#### WORK TO COMPLETE:
Output all the data exactly. Pictures do not belong in the copy.

#### SOURCE MATERIAL:
start

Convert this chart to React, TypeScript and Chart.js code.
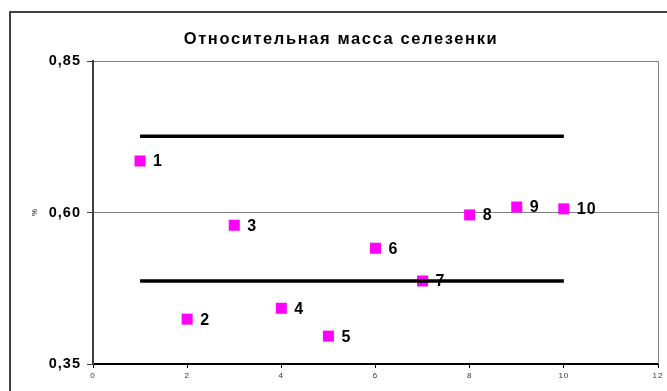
import React, { useEffect, useRef } from "react";
import { Chart, registerables } from "chart.js";

Chart.register(...registerables);

const TITLE = "Относительная масса селезенки";
const Y_TITLE = "%";
const pointX = [1, 2, 3, 4, 5, 6, 7, 8, 9, 10];
const pointY = [0.685, 0.424, 0.579, 0.442, 0.396, 0.541, 0.487, 0.596, 0.609, 0.606];
const pointLabels = ["1", "2", "3", "4", "5", "6", "7", "8", "9", "10"];
const upperLineX = [1, 10];
const upperLineY = [0.726, 0.726];
const lowerLineX = [1, 10];
const lowerLineY = [0.487, 0.487];
const xMin = 0;
const xMax = 12;
const xStep = 2;
const yMin = 0.35;
const yMax = 0.85;
const yStep = 0.25;

const decorPlugin = {
  id: "decor",
  beforeDraw(chart: any) {
    const ctx = chart.ctx;
    ctx.save();
    ctx.fillStyle = "#ffffff";
    ctx.fillRect(0, 0, chart.width, chart.height);
    // outer frame
    ctx.strokeStyle = "#404040";
    ctx.lineWidth = 2;
    ctx.beginPath();
    ctx.moveTo(10, chart.height);
    ctx.lineTo(10, 12);
    ctx.lineTo(chart.width, 12);
    ctx.stroke();
    ctx.restore();
    (ctx as any).letterSpacing = "1px";
  },
  afterDraw(chart: any) {
    const ctx = chart.ctx;
    const a = chart.chartArea;
    ctx.save();
    // plot area right border
    ctx.strokeStyle = "#808080";
    ctx.lineWidth = 1;
    ctx.beginPath();
    ctx.moveTo(a.right + 0.5, a.top);
    ctx.lineTo(a.right + 0.5, a.bottom);
    ctx.stroke();
    // title
    ctx.fillStyle = "#000";
    ctx.font = "bold 16.5px Arial, 'Liberation Sans', sans-serif";
    (ctx as any).letterSpacing = "1.6px";
    ctx.textAlign = "center";
    ctx.textBaseline = "alphabetic";
    ctx.fillText(TITLE, 341, 44);
    // y title
    (ctx as any).letterSpacing = "0px";
    ctx.textBaseline = "middle";
    ctx.font = "8px Arial, 'Liberation Sans', sans-serif";
    ctx.translate(35, a.top + (a.bottom - a.top) / 2);
    ctx.rotate(-Math.PI / 2);
    ctx.fillText(Y_TITLE, 0, 0);
    ctx.restore();
    // point labels
    const meta = chart.getDatasetMeta(2);
    ctx.save();
    ctx.fillStyle = "#000";
    (ctx as any).letterSpacing = "1px";
    ctx.font = "bold 16px Arial, 'Liberation Sans', sans-serif";
    ctx.textAlign = "left";
    ctx.textBaseline = "middle";
    meta.data.forEach((el: any, i: number) => {
      ctx.fillText(pointLabels[i], el.x + 13, el.y + 1);
    });
    ctx.restore();
  },
};

export default function App() {
  const ref = useRef<HTMLCanvasElement | null>(null);
  useEffect(() => {
    if (!ref.current) return;
    const chart = new Chart(ref.current, {
      type: "scatter",
      data: {
        datasets: [
          {
            type: "line",
            data: upperLineX.map((x, i) => ({ x, y: upperLineY[i] })),
            borderColor: "#000",
            borderWidth: 3.5,
            pointRadius: 0,
            showLine: true,
          } as any,
          {
            type: "line",
            data: lowerLineX.map((x, i) => ({ x, y: lowerLineY[i] })),
            borderColor: "#000",
            borderWidth: 3.5,
            pointRadius: 0,
            showLine: true,
          } as any,
          {
            data: pointX.map((x, i) => ({ x, y: pointY[i] })),
            pointStyle: "rect",
            pointRadius: 7.8,
            pointHoverRadius: 7.8,
            backgroundColor: "#ff00ff",
            borderColor: "#ff00ff",
            borderWidth: 0,
          } as any,
        ],
      },
      options: {
        animation: false,
        responsive: false,
        maintainAspectRatio: false,
        layout: { padding: { left: 0, top: 61, right: 9, bottom: 0 } },
        plugins: { legend: { display: false }, tooltip: { enabled: false }, title: { display: false } },
        scales: {
          x: {
            type: "linear",
            min: xMin,
            max: xMax,
            afterFit: (s: any) => { s.height = 27; },
            ticks: {
              stepSize: xStep,
              color: "#333",
              font: { family: "Arial, 'Liberation Sans', sans-serif", size: 8 },
              padding: 3,
              maxRotation: 0,
            },
            grid: { drawOnChartArea: false, drawTicks: true, tickLength: 4, color: "#000" },
            border: { color: "#000", width: 2 },
          },
          y: {
            type: "linear",
            min: yMin,
            max: yMax,
            afterFit: (s: any) => { s.width = 93; },
            ticks: {
              stepSize: yStep,
              color: "#000",
              font: { family: "Arial, 'Liberation Sans', sans-serif", size: 14.5, weight: "bold" },
              padding: 6,
              callback: (v: any) => Number(v).toFixed(2).replace(".", ","),
            },
            grid: { color: "#808080", lineWidth: 1, tickLength: 6, tickColor: "#404040" },
            border: { color: "#404040", width: 2 },
          },
        },
      } as any,
      plugins: [decorPlugin],
    });
    return () => chart.destroy();
  }, []);
  return (
    <div style={{ position: "absolute", left: 0, top: 0, width: 667, height: 391 }}>
      <canvas ref={ref} width={667} height={391} style={{ display: "block" }} />
    </div>
  );
}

end

#### WRITTEN REPLY:
Convert this chart to React, TypeScript and Chart.js code.
import React, { useEffect, useRef } from "react";
import { Chart, registerables } from "chart.js";

Chart.register(...registerables);

const TITLE = "Относительная масса селезенки";
const Y_TITLE = "%";
const pointX = [1, 2, 3, 4, 5, 6, 7, 8, 9, 10];
const pointY = [0.685, 0.424, 0.579, 0.442, 0.396, 0.541, 0.487, 0.596, 0.609, 0.606];
const pointLabels = ["1", "2", "3", "4", "5", "6", "7", "8", "9", "10"];
const upperLineX = [1, 10];
const upperLineY = [0.726, 0.726];
const lowerLineX = [1, 10];
const lowerLineY = [0.487, 0.487];
const xMin = 0;
const xMax = 12;
const xStep = 2;
const yMin = 0.35;
const yMax = 0.85;
const yStep = 0.25;

const decorPlugin = {
  id: "decor",
  beforeDraw(chart: any) {
    const ctx = chart.ctx;
    ctx.save();
    ctx.fillStyle = "#ffffff";
    ctx.fillRect(0, 0, chart.width, chart.height);
    // outer frame
    ctx.strokeStyle = "#404040";
    ctx.lineWidth = 2;
    ctx.beginPath();
    ctx.moveTo(10, chart.height);
    ctx.lineTo(10, 12);
    ctx.lineTo(chart.width, 12);
    ctx.stroke();
    ctx.restore();
    (ctx as any).letterSpacing = "1px";
  },
  afterDraw(chart: any) {
    const ctx = chart.ctx;
    const a = chart.chartArea;
    ctx.save();
    // plot area right border
    ctx.strokeStyle = "#808080";
    ctx.lineWidth = 1;
    ctx.beginPath();
    ctx.moveTo(a.right + 0.5, a.top);
    ctx.lineTo(a.right + 0.5, a.bottom);
    ctx.stroke();
    // title
    ctx.fillStyle = "#000";
    ctx.font = "bold 16.5px Arial, 'Liberation Sans', sans-serif";
    (ctx as any).letterSpacing = "1.6px";
    ctx.textAlign = "center";
    ctx.textBaseline = "alphabetic";
    ctx.fillText(TITLE, 341, 44);
    // y title
    (ctx as any).letterSpacing = "0px";
    ctx.textBaseline = "middle";
    ctx.font = "8px Arial, 'Liberation Sans', sans-serif";
    ctx.translate(35, a.top + (a.bottom - a.top) / 2);
    ctx.rotate(-Math.PI / 2);
    ctx.fillText(Y_TITLE, 0, 0);
    ctx.restore();
    // point labels
    const meta = chart.getDatasetMeta(2);
    ctx.save();
    ctx.fillStyle = "#000";
    (ctx as any).letterSpacing = "1px";
    ctx.font = "bold 16px Arial, 'Liberation Sans', sans-serif";
    ctx.textAlign = "left";
    ctx.textBaseline = "middle";
    meta.data.forEach((el: any, i: number) => {
      ctx.fillText(pointLabels[i], el.x + 13, el.y + 1);
    });
    ctx.restore();
  },
};

export default function App() {
  const ref = useRef<HTMLCanvasElement | null>(null);
  useEffect(() => {
    if (!ref.current) return;
    const chart = new Chart(ref.current, {
      type: "scatter",
      data: {
        datasets: [
          {
            type: "line",
            data: upperLineX.map((x, i) => ({ x, y: upperLineY[i] })),
            borderColor: "#000",
            borderWidth: 3.5,
            pointRadius: 0,
            showLine: true,
          } as any,
          {
            type: "line",
            data: lowerLineX.map((x, i) => ({ x, y: lowerLineY[i] })),
            borderColor: "#000",
            borderWidth: 3.5,
            pointRadius: 0,
            showLine: true,
          } as any,
          {
            data: pointX.map((x, i) => ({ x, y: pointY[i] })),
            pointStyle: "rect",
            pointRadius: 7.8,
            pointHoverRadius: 7.8,
            backgroundColor: "#ff00ff",
            borderColor: "#ff00ff",
            borderWidth: 0,
          } as any,
        ],
      },
      options: {
        animation: false,
        responsive: false,
        maintainAspectRatio: false,
        layout: { padding: { left: 0, top: 61, right: 9, bottom: 0 } },
        plugins: { legend: { display: false }, tooltip: { enabled: false }, title: { display: false } },
        scales: {
          x: {
            type: "linear",
            min: xMin,
            max: xMax,
            afterFit: (s: any) => { s.height = 27; },
            ticks: {
              stepSize: xStep,
              color: "#333",
              font: { family: "Arial, 'Liberation Sans', sans-serif", size: 8 },
              padding: 3,
              maxRotation: 0,
            },
            grid: { drawOnChartArea: false, drawTicks: true, tickLength: 4, color: "#000" },
            border: { color: "#000", width: 2 },
          },
          y: {
            type: "linear",
            min: yMin,
            max: yMax,
            afterFit: (s: any) => { s.width = 93; },
            ticks: {
              stepSize: yStep,
              color: "#000",
              font: { family: "Arial, 'Liberation Sans', sans-serif", size: 14.5, weight: "bold" },
              padding: 6,
              callback: (v: any) => Number(v).toFixed(2).replace(".", ","),
            },
            grid: { color: "#808080", lineWidth: 1, tickLength: 6, tickColor: "#404040" },
            border: { color: "#404040", width: 2 },
          },
        },
      } as any,
      plugins: [decorPlugin],
    });
    return () => chart.destroy();
  }, []);
  return (
    <div style={{ position: "absolute", left: 0, top: 0, width: 667, height: 391 }}>
      <canvas ref={ref} width={667} height={391} style={{ display: "block" }} />
    </div>
  );
}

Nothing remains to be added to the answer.